At any rate, I personally started learning classical Chinese during my second term at the MTC here in Taipei, which probably would have put me at about the third year level at an American university. I put a significant amount of time into it, which I credit with helping me reach a higher level in modern Chinese faster than my former classmates, particularly in reading. I always tell people they should start sooner rather than later on classical Chinese if at all possible, even if it means self-studying (as I did). Especially people interested in Chinese history, literature, historical linguistics, and the like. I have a friend who has excellent Chinese but never studied classical.
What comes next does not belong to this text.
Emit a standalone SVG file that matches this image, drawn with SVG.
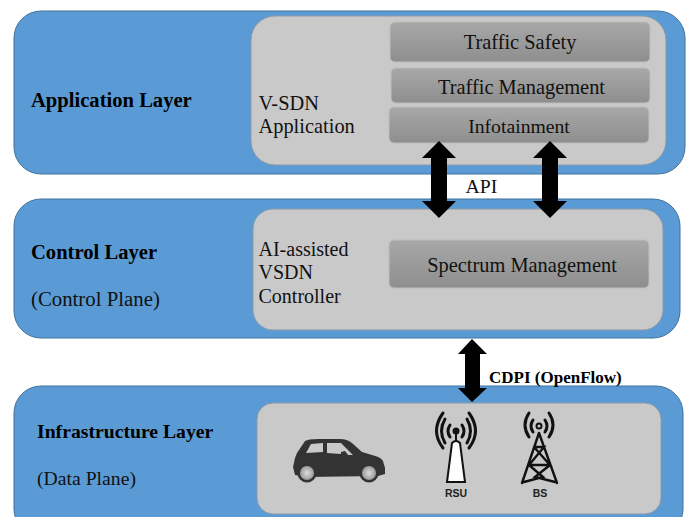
<svg xmlns="http://www.w3.org/2000/svg" width="689" height="517" viewBox="0 0 689 517">
<style>
text{font-family:"Liberation Serif","Times New Roman",serif;fill:#111;font-size:20.4px}
.b{font-weight:bold;fill:#000}
.n{font-size:19.7px}
.w{font-size:20px}
.s{font-family:"Liberation Sans",Arial,sans-serif;font-weight:bold;font-size:10.5px;fill:#222}
.layer{fill:#5b9bd5;stroke:#41719c;stroke-width:1}
.panel{fill:#c9c9c9;stroke:#8c9aa8;stroke-width:1}
.box{fill:url(#g);stroke:#bdbdbd;stroke-width:1}
.arr{fill:#000}
.dark{fill:#333}
.ic{fill:none;stroke:#111;stroke-linecap:round}
</style>
<defs>
<linearGradient id="g" x1="0" y1="0" x2="0" y2="1"><stop offset="0" stop-color="#a8a8a8"/><stop offset="1" stop-color="#8e8e8e"/></linearGradient>
<radialGradient id="w"><stop offset="0" stop-color="#ddd"/><stop offset="1" stop-color="#999"/></radialGradient>
</defs>
<rect width="689" height="517" fill="#fff"/>
<g id="application-layer">
<rect class="layer" x="14" y="11" width="671" height="163" rx="27"/>
<rect class="panel" x="251" y="16" width="415" height="149" rx="24"/>
<text class="b" x="31" y="107" style="font-size:20.6px">Application Layer</text>
<text x="258.500" y="110">V-SDN</text>
<text x="258.500" y="133">Application</text>
</g>
<g id="traffic-safety"><rect class="box" x="390" y="22" width="260" height="40" rx="5"/><text x="520" y="49" text-anchor="middle">Traffic Safety</text></g>
<g id="traffic-management"><rect class="box" x="391" y="68" width="259" height="35" rx="5"/><text x="521.500" y="94" text-anchor="middle">Traffic Management</text></g>
<g id="infotainment"><rect class="box" x="389" y="107" width="260" height="36" rx="5"/><text class="n" x="519" y="133" text-anchor="middle">Infotainment</text></g>
<g id="control-layer">
<rect class="layer" x="14" y="199" width="666" height="139" rx="27"/>
<rect class="panel" x="253" y="209" width="410" height="121" rx="20"/>
<text class="b" x="31" y="259" style="font-size:20.6px">Control Layer</text>
<text x="31" y="306" style="font-size:20.8px">(Control Plane)</text>
<text class="w" x="258.500" y="256">AI-assisted</text>
<text class="w" x="258.500" y="279">VSDN</text>
<text class="w" x="258.500" y="303">Controller</text>
</g>
<g id="spectrum-management"><rect class="box" x="389" y="240" width="260" height="48" rx="5"/><text x="522" y="272" text-anchor="middle">Spectrum Management</text></g>
<g id="infrastructure-layer">
<rect class="layer" x="14" y="386" width="669" height="150" rx="27"/>
<rect class="panel" x="257" y="403" width="404" height="111" rx="16"/>
<text class="b n" x="37" y="438">Infrastructure Layer</text>
<text class="n" x="37" y="485">(Data Plane)</text>
</g>
<g id="car">
<path class="dark" d="M293 467 L295 458 L297 453 L305 441 Q308 439 318 439 L340 439 Q347 439 352 443 L362 452 L372 455 Q381 457 383 461 L385 468 L385 474 L378 476 L306 477 L295 475 Z"/>
<path d="M306 453 L311 444 L323 443 L323 452 Z M327 443 L341 443 L353 455 L348 455 L345 451 L341 452 L341 454 L327 453 Z" fill="#c9c9c9"/>
<circle cx="307" cy="473" r="9.500" class="dark"/><circle cx="307" cy="473" r="7" fill="url(#w)"/>
<circle cx="369" cy="473" r="9.500" class="dark"/><circle cx="369" cy="473" r="7" fill="url(#w)"/>
</g>
<g id="rsu">
<path d="M452 443 L447 482 L465 482 L460 443 Q456 439 452 443 Z" fill="#fff" stroke="#111" stroke-width="2"/>
<circle cx="456" cy="431" r="3.500" fill="#111"/>
<path class="ic" d="M456 431 L456 441" stroke-width="2"/>
<g class="ic" stroke-width="3">
<path d="M450 437 Q446 431 450 425 M462 437 Q466 431 462 425"/>
<path d="M445 443 Q438 431 445 419 M467 443 Q474 431 467 419"/>
<path d="M443 448 Q430 431 443 413 M469 448 Q482 431 469 413"/>
</g>
<text class="s" x="456" y="497" text-anchor="middle">RSU</text>
</g>
<g id="bs">
<circle cx="539" cy="426" r="2.500" fill="none" stroke="#111" stroke-width="2"/>
<g class="ic" stroke-width="3">
<path d="M533 432 Q529 426 533 420 M545 432 Q549 426 545 420"/>
<path d="M529 437 Q521 425 529 413 M549 437 Q557 425 549 413"/>
</g>
<path class="ic" stroke-width="2.400" d="M539 433 L522 483 M539 433 L557 483 M534 447 L544 447 L529 465 L550 465 L534 447 M529 465 L543 477 L524 482 M550 465 L535 477 L555 482"/>
<text class="s" x="540" y="497" text-anchor="middle">BS</text>
</g>
<g id="connectors">
<path id="api-1" class="arr" d="M439 141 L456 158 L447 158 L447 201 L456 201 L439 218 L422 201 L431 201 L431 158 L422 158 Z"/>
<path id="api-2" class="arr" d="M550 141 L567 158 L558 158 L558 201 L567 201 L550 218 L533 201 L542 201 L542 158 L533 158 Z"/>
<path id="cdpi" class="arr" d="M472 339 L487 354 L480 354 L480 388 L487 388 L472 402 L458 388 L465 388 L465 354 L458 354 Z"/>
</g>
<text class="n" x="465.500" y="193">API</text>
<text class="b" x="489" y="383" style="font-size:17px">CDPI (OpenFlow)</text>
</svg>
She started her BA in the Chinese department at 台大 last year and nearly failed all her classes because she couldn't keep up with the reading.

However, I never had to use Mathews' dictionary. By the time I was done using 文言文 textbooks for English speakers (which all used pinyin), my Chinese was good enough to use Chinese dictionaries and such. Wade-Giles is easy and important to learn, but I never had to use it while learning 文言文. It comes in handy while reading academic books in English on China and Chinese, though.

  • Like 1
Posted
People studying Chinese at Western universities are generally taught wenyan at the third year level at latest. [...] They start much earlier at some schools, especially some of the big European schools. For example, a friend of mine who studied at Oxford told me that they only started requiring modern Chinese in the past several years, and that they start on classical Chinese in their first year. I believe they start in their first year at Leiden as well.
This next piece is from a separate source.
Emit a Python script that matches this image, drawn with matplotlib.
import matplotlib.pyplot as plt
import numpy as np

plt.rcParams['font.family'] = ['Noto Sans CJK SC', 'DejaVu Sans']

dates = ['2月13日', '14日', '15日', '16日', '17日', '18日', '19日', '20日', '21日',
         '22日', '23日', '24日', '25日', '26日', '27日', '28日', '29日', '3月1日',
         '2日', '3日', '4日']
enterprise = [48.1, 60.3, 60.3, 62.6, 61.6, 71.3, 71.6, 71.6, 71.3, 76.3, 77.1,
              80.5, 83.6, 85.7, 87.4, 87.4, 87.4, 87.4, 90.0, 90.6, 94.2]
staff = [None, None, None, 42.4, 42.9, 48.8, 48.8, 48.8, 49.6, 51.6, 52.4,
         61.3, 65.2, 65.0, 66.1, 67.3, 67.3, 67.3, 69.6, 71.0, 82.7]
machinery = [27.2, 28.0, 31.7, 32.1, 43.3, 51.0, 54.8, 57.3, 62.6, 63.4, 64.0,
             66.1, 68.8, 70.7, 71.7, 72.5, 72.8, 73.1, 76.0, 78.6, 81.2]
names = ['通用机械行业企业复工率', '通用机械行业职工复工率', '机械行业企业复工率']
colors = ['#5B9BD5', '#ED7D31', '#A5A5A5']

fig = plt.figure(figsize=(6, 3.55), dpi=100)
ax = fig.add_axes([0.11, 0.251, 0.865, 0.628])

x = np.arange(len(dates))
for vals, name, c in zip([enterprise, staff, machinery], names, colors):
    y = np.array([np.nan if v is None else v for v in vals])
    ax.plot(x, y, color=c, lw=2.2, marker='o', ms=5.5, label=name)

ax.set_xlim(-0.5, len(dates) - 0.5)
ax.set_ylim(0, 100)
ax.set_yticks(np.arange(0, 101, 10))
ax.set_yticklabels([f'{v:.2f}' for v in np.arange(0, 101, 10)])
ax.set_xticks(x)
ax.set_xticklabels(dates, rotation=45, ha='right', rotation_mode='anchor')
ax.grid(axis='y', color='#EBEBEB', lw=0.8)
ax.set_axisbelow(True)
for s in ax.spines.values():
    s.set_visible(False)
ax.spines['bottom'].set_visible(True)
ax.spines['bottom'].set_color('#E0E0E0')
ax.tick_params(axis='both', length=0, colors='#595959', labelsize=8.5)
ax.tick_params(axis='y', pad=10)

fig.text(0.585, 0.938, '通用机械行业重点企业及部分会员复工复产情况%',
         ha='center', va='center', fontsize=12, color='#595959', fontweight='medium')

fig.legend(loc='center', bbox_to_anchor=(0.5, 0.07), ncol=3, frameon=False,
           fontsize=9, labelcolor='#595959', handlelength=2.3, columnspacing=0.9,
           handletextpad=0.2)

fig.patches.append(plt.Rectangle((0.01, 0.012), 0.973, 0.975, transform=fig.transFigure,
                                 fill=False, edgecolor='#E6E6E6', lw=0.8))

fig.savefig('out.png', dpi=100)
This is true. For many years Oxbridge distained spoken languages and only taught ancient texts. I once watched an interview with an Anthropologist who did Chinese at Oxford or Cambridge in the sixties and at the end of his three years suddenly realised he couldn't speak a word of Chinese.

I don't think you need Wade-Giles to learn classical. Older text books will use it, but the newer ones will stick to pinyin. I think learning Wade-Giles is nice to know, but at worst it would only be mildly inconvenient not to know it.